THE GIST: Gabriel Range scored the most-talked-about film of the festival by killing off Bush, or a Photoshopped stand-in, anyway. His speculative “doc” dwells too much on the specifics of who might have assassinated him, instead of the event’s larger global impact—but hits its target on several levels.
A Few Days in September (Undistributed)
File under: High-class thriller.
THE GIST: Juliette Binoche stars in a Le Carré–ish movie, set in the “few days” before September 11. Overstuffed with a silly romance—and a poetry-spouting assassin (John Turturro)—this preposterous film uses 9/11 as generic plot device.
Day Night Day Night (Undistributed)
File under: Low-budget thriller.
THE GIST: Inspired by Chechen suicide bombers, Julia Loktev’s startling fiction debut stars a girlish woman (full disclosure: former New York employee Luisa Williams) who makes her way to Times Square with a bomb and a detonator disguised as an MP3 player. The tonal opposite of A Few Days, the film, shot in jittery HD, forces viewers to keep guessing at the woman’s motivations until the end.
Rescue Dawn (MGM)
File under: War movie.
THE GIST: Werner Herzog’s gritty tribute reimagines his old friend and late Navy pilot Dieter Dengler’s imprisonment and escape from a Vietnamese POW camp. Christian Bale, at his lunatic best, plays Dengler with comic American grace, and Herzog achieves a brilliant complexity: His film could be read as a patriotic hymnal, as a reminder of Abu Ghraib–like atrocities, or as a sly parable about Americans’ curiously unflappable optimism abroad.
Shut Up & Sing (Weinstein Co.)
File under: Music documentary.
THE GIST: Barbara Kopple and Cecilia Peck catch a band caught in the crosshairs of the culture wars, after Dixie Chicks singer Natalie Maines tells a London crowd “we’re ashamed” that the president is from Texas. Thanks to the film, Maines has already made Fox News again for saying of Bush, “What a dumb fuck.”

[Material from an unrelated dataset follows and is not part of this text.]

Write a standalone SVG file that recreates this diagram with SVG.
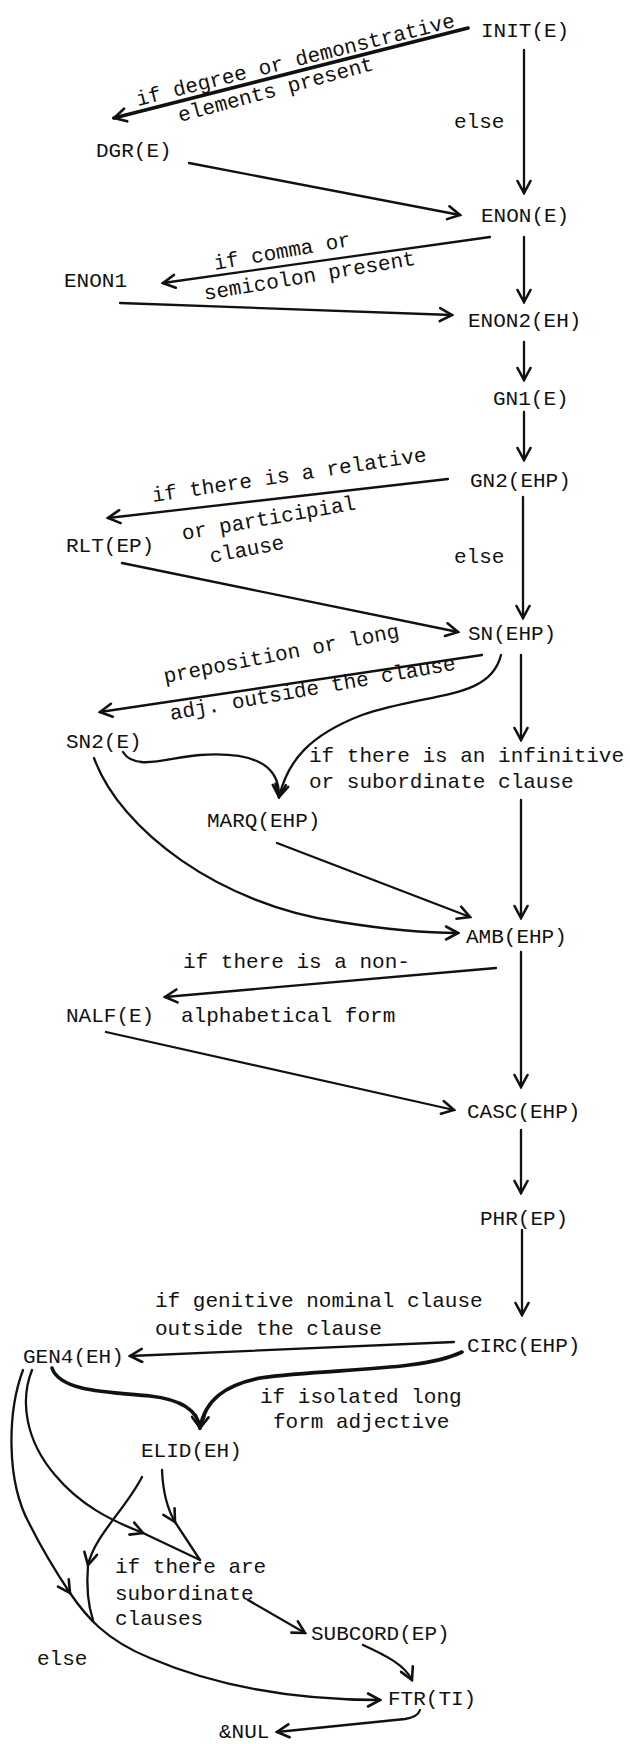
<svg xmlns="http://www.w3.org/2000/svg" width="630" height="1744" viewBox="0 0 630 1744">
<style>
text{font-family:"Liberation Mono","Courier New",monospace;font-size:21px;fill:#111}
.c{fill:none;stroke:#111;stroke-width:2.3;stroke-linecap:round}
.t{stroke-width:3.6}
.a{marker-end:url(#ah)}
</style>
<defs>
<marker id="ah" viewBox="-14 -8 16 16" refX="0" refY="0" markerWidth="16" markerHeight="16" markerUnits="userSpaceOnUse" orient="auto">
<path d="M-12,-6.5 L0,0 L-12,6.5" fill="none" stroke="#111" stroke-width="2.6" stroke-linecap="round" stroke-linejoin="miter"/>
</marker>
</defs>
<rect width="630" height="1744" fill="#fff"/>
<g id="connectors">
<path class="c t a" d="M468,28 L114,118"/>
<path class="c a" d="M524,50 L524,193"/>
<path class="c a" d="M189,163 L460,215"/>
<path class="c a" d="M490,237 L163,283"/>
<path class="c a" d="M524,237 L524,302"/>
<path class="c a" d="M120,303 L452,315"/>
<path class="c a" d="M524,342 L524,380"/>
<path class="c a" d="M524,412 L524,460"/>
<path class="c a" d="M448,479 L108,518"/>
<path class="c a" d="M523,497 L523,618"/>
<path class="c a" d="M122,563 L458,632"/>
<path class="c a" d="M482,655 L100,712"/>
<path class="c a" d="M501,655 C490,700 430,692 362,715 C310,735 288,760 279,797"/>
<path class="c a" d="M123,752 C135,772 170,757 200,755 C245,752 280,760 279,797"/>
<path class="c a" d="M521,655 L521,740"/>
<path class="c a" d="M521,800 L521,918"/>
<path class="c a" d="M277,843 L470,917"/>
<path class="c a" d="M94,758 C120,830 220,905 340,922 C390,930 430,933 458,933"/>
<path class="c a" d="M496,968 L165,997"/>
<path class="c a" d="M521,952 L521,1087"/>
<path class="c a" d="M106,1032 L454,1110"/>
<path class="c a" d="M521,1130 L521,1193"/>
<path class="c a" d="M522,1230 L522,1315"/>
<path class="c a" d="M454,1342 L130,1356"/>
<path class="c t a" d="M462,1352 C420,1372 330,1368 260,1378 C225,1385 205,1400 200,1428"/>
<path class="c t a" d="M52,1368 C60,1392 110,1392 150,1396 C185,1400 198,1412 200,1428"/>
<path class="c a" d="M23,1370 C8,1410 5,1480 30,1525 C45,1555 58,1575 70,1593"/>
<path class="c a" d="M70,1593 C85,1615 105,1640 150,1658 C220,1688 300,1700 380,1700"/>
<path class="c a" d="M32,1370 C20,1400 25,1440 55,1475 C80,1505 110,1520 143,1533"/>
<path class="c" d="M143,1533 L200,1560"/>
<path class="c a" d="M142,1477 C125,1510 95,1535 88,1565"/>
<path class="c" d="M88,1565 C86,1590 88,1605 93,1620"/>
<path class="c a" d="M162,1470 C163,1495 168,1510 175,1522"/>
<path class="c" d="M175,1522 L200,1560"/>
<path class="c a" d="M248,1600 L305,1633"/>
<path class="c a" d="M363,1645 C385,1655 405,1665 412,1680"/>
<path class="c a" d="M420,1710 C418,1716 412,1718 405,1719 L277,1732"/>
</g>
<g id="labels">
<text transform="translate(138,106) rotate(-14)">if degree or demonstrative</text>
<text transform="translate(180,122) rotate(-15)">elements present</text>
<text x="454" y="128">else</text>
<text transform="translate(215,270) rotate(-10)">if comma or</text>
<text transform="translate(205,300) rotate(-9.5)">semicolon present</text>
<text transform="translate(153,502) rotate(-8.5)">if there is a relative</text>
<text transform="translate(183,540) rotate(-10)">or participial</text>
<text transform="translate(211,563) rotate(-11)">clause</text>
<text x="454" y="563">else</text>
<text transform="translate(165,683) rotate(-11)">preposition or long</text>
<text transform="translate(171,720) rotate(-10)">adj. outside the clause</text>
<text x="309" y="762">if there is an infinitive</text>
<text x="309" y="788">or subordinate clause</text>
<text x="183" y="968">if there is a non-</text>
<text x="181" y="1022">alphabetical form</text>
<text x="155" y="1307">if genitive nominal clause</text>
<text x="155" y="1335">outside the clause</text>
<text x="260" y="1403">if isolated long</text>
<text x="273" y="1428">form adjective</text>
<text x="115" y="1573">if there are</text>
<text x="115" y="1600">subordinate</text>
<text x="115" y="1625">clauses</text>
<text x="37" y="1665">else</text>
</g>
<g id="n-init"><text x="481" y="37">INIT(E)</text></g>
<g id="n-dgr"><text x="96" y="157">DGR(E)</text></g>
<g id="n-enon"><text x="481" y="222">ENON(E)</text></g>
<g id="n-enon1"><text x="64" y="287">ENON1</text></g>
<g id="n-enon2"><text x="468" y="327">ENON2(EH)</text></g>
<g id="n-gn1"><text x="493" y="405">GN1(E)</text></g>
<g id="n-gn2"><text x="470" y="487">GN2(EHP)</text></g>
<g id="n-rlt"><text x="66" y="552">RLT(EP)</text></g>
<g id="n-sn"><text x="468" y="640">SN(EHP)</text></g>
<g id="n-sn2"><text x="66" y="748">SN2(E)</text></g>
<g id="n-marq"><text x="207" y="827">MARQ(EHP)</text></g>
<g id="n-amb"><text x="466" y="943">AMB(EHP)</text></g>
<g id="n-nalf"><text x="66" y="1022">NALF(E)</text></g>
<g id="n-casc"><text x="467" y="1118">CASC(EHP)</text></g>
<g id="n-phr"><text x="480" y="1225">PHR(EP)</text></g>
<g id="n-circ"><text x="467" y="1352">CIRC(EHP)</text></g>
<g id="n-gen4"><text x="23" y="1363">GEN4(EH)</text></g>
<g id="n-elid"><text x="141" y="1457">ELID(EH)</text></g>
<g id="n-subcord"><text x="311" y="1640">SUBCORD(EP)</text></g>
<g id="n-ftr"><text x="388" y="1705">FTR(TI)</text></g>
<g id="n-nul"><text x="219" y="1738">&amp;NUL</text></g>
</svg>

Fay Grim (Magnolia Pictures)
File under: Art-house comedy.
THE GIST: Hal Hartley sends up the war on terror with a globalization farce that doubles as a sequel to 1997’s utterly apolitical Henry Fool. Parker Posey is back (and fabulous in an Avengers overcoat and garter belts) as a Woodside gal who gets caught up in a global conspiracy involving an avant-garde poet, a “Kandahar garbageman” and an “ultra-right-wing Zionist pressure group out of Brooklyn.” Who knew Hartley and Joseph Heller had so much in common?